>>>

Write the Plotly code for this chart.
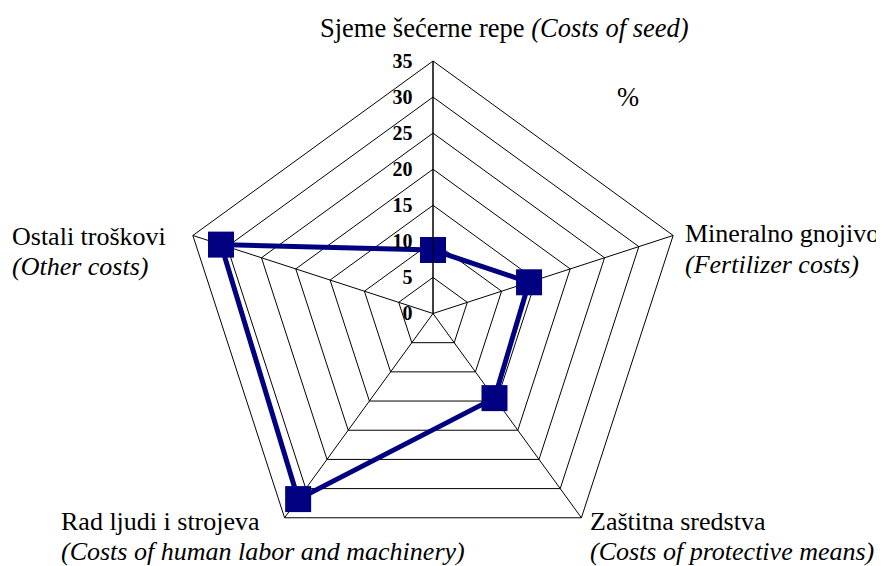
import plotly.graph_objects as go

categories = ["Sjeme šećerne repe", "Mineralno gnojivo", "Zaštitna sredstva",
              "Rad ljudi i strojeva", "Ostali troškovi"]
values = [8.8, 14.0, 14.5, 31.8, 30.9]
tick_vals = [0, 5, 10, 15, 20, 25, 30, 35]
tick_text = ["0", "5", "10", "15", "20", "25", "30", "35"]

# page has an 8px body margin, so the figure is sized to fit the 884x566 window
W, H = 876, 558
FONT = "Liberation Serif, Times New Roman, serif"

fig = go.Figure()
fig.add_trace(go.Scatterpolar(
    r=values + values[:1],
    theta=categories + categories[:1],
    mode="lines+markers",
    line=dict(color="#000080", width=5),
    marker=dict(symbol="square", size=26, color="#000080"),
    showlegend=False,
))

fig.update_layout(
    width=W, height=H,
    margin=dict(l=0, r=0, t=0, b=0),
    paper_bgcolor="white",
    plot_bgcolor="white",
    font=dict(family=FONT, color="black"),
    polar=dict(
        domain=dict(x=[172 / W, 678 / W], y=[0, 505 / H]),
        bgcolor="white",
        gridshape="linear",
        radialaxis=dict(
            range=[0, 35], tickvals=tick_vals, ticktext=tick_text,
            angle=90, tickangle=90, side="counterclockwise",
            showline=True, linecolor="black", linewidth=1,
            gridcolor="black", gridwidth=1,
            ticks="outside", ticklen=13, tickcolor="rgba(0,0,0,0)",
            tickfont=dict(family=FONT, size=20, color="black", weight="bold"),
        ),
        angularaxis=dict(
            rotation=90, direction="clockwise",
            showticklabels=False, ticks="",
            showline=True, linecolor="black", linewidth=1,
            gridcolor="black", gridwidth=1,
        ),
    ),
)

def txt(text, x, y, size=26):
    # x, y: reference-window pixels (left edge, line centre)
    fig.add_annotation(text=text, x=(x - 10) / W, y=1 - (y - 8) / H,
                       xref="paper", yref="paper",
                       xanchor="left", yanchor="middle", showarrow=False,
                       font=dict(family=FONT, size=size, color="black"))

txt("Sjeme šećerne repe <i>(Costs of seed)</i>", 320, 28, 26.5)
txt("%", 617, 97, 26.5)
txt("Mineralno gnojivo", 685, 234)
txt("<i>(Fertilizer costs)</i>", 685, 264)
txt("Ostali troškovi", 12, 236)
txt("<i>(Other costs)</i>", 12, 266)
txt("Zaštitna sredstva", 590, 521)
txt("<i>(Costs of protective means)</i>", 590, 551)
txt("Rad ljudi i strojeva", 61, 521)
txt("<i>(Costs of human labor and machinery)</i>", 61, 551)

fig.write_html("out.html")
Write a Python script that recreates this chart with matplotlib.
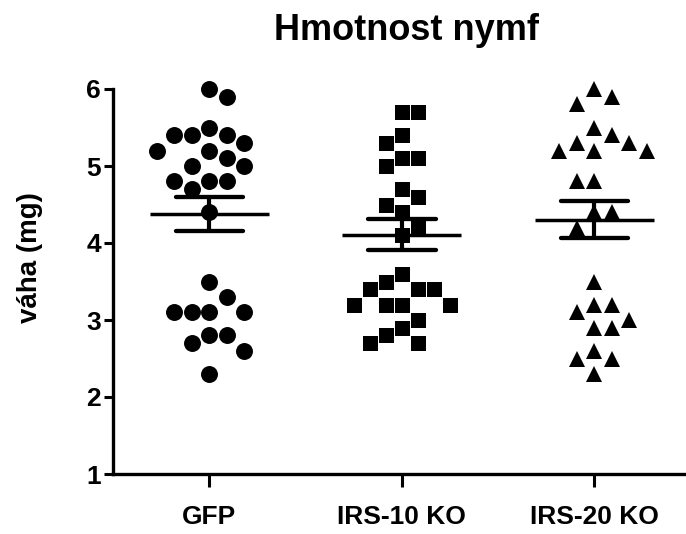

<<<

INSTRUCTIONS FOR THE TASK ->
Make a verbatim copy of all the entries and strip out the pictures.

RESULT OF THE EXERCISE ->
Write the Plotly code for this chart.
import plotly.graph_objects as go

categories = ["Sjeme šećerne repe", "Mineralno gnojivo", "Zaštitna sredstva",
              "Rad ljudi i strojeva", "Ostali troškovi"]
values = [8.8, 14.0, 14.5, 31.8, 30.9]
tick_vals = [0, 5, 10, 15, 20, 25, 30, 35]
tick_text = ["0", "5", "10", "15", "20", "25", "30", "35"]

# page has an 8px body margin, so the figure is sized to fit the 884x566 window
W, H = 876, 558
FONT = "Liberation Serif, Times New Roman, serif"

fig = go.Figure()
fig.add_trace(go.Scatterpolar(
    r=values + values[:1],
    theta=categories + categories[:1],
    mode="lines+markers",
    line=dict(color="#000080", width=5),
    marker=dict(symbol="square", size=26, color="#000080"),
    showlegend=False,
))

fig.update_layout(
    width=W, height=H,
    margin=dict(l=0, r=0, t=0, b=0),
    paper_bgcolor="white",
    plot_bgcolor="white",
    font=dict(family=FONT, color="black"),
    polar=dict(
        domain=dict(x=[172 / W, 678 / W], y=[0, 505 / H]),
        bgcolor="white",
        gridshape="linear",
        radialaxis=dict(
            range=[0, 35], tickvals=tick_vals, ticktext=tick_text,
            angle=90, tickangle=90, side="counterclockwise",
            showline=True, linecolor="black", linewidth=1,
            gridcolor="black", gridwidth=1,
            ticks="outside", ticklen=13, tickcolor="rgba(0,0,0,0)",
            tickfont=dict(family=FONT, size=20, color="black", weight="bold"),
        ),
        angularaxis=dict(
            rotation=90, direction="clockwise",
            showticklabels=False, ticks="",
            showline=True, linecolor="black", linewidth=1,
            gridcolor="black", gridwidth=1,
        ),
    ),
)

def txt(text, x, y, size=26):
    # x, y: reference-window pixels (left edge, line centre)
    fig.add_annotation(text=text, x=(x - 10) / W, y=1 - (y - 8) / H,
                       xref="paper", yref="paper",
                       xanchor="left", yanchor="middle", showarrow=False,
                       font=dict(family=FONT, size=size, color="black"))

txt("Sjeme šećerne repe <i>(Costs of seed)</i>", 320, 28, 26.5)
txt("%", 617, 97, 26.5)
txt("Mineralno gnojivo", 685, 234)
txt("<i>(Fertilizer costs)</i>", 685, 264)
txt("Ostali troškovi", 12, 236)
txt("<i>(Other costs)</i>", 12, 266)
txt("Zaštitna sredstva", 590, 521)
txt("<i>(Costs of protective means)</i>", 590, 551)
txt("Rad ljudi i strojeva", 61, 521)
txt("<i>(Costs of human labor and machinery)</i>", 61, 551)

fig.write_html("out.html")
Write a Python script that recreates this chart with matplotlib.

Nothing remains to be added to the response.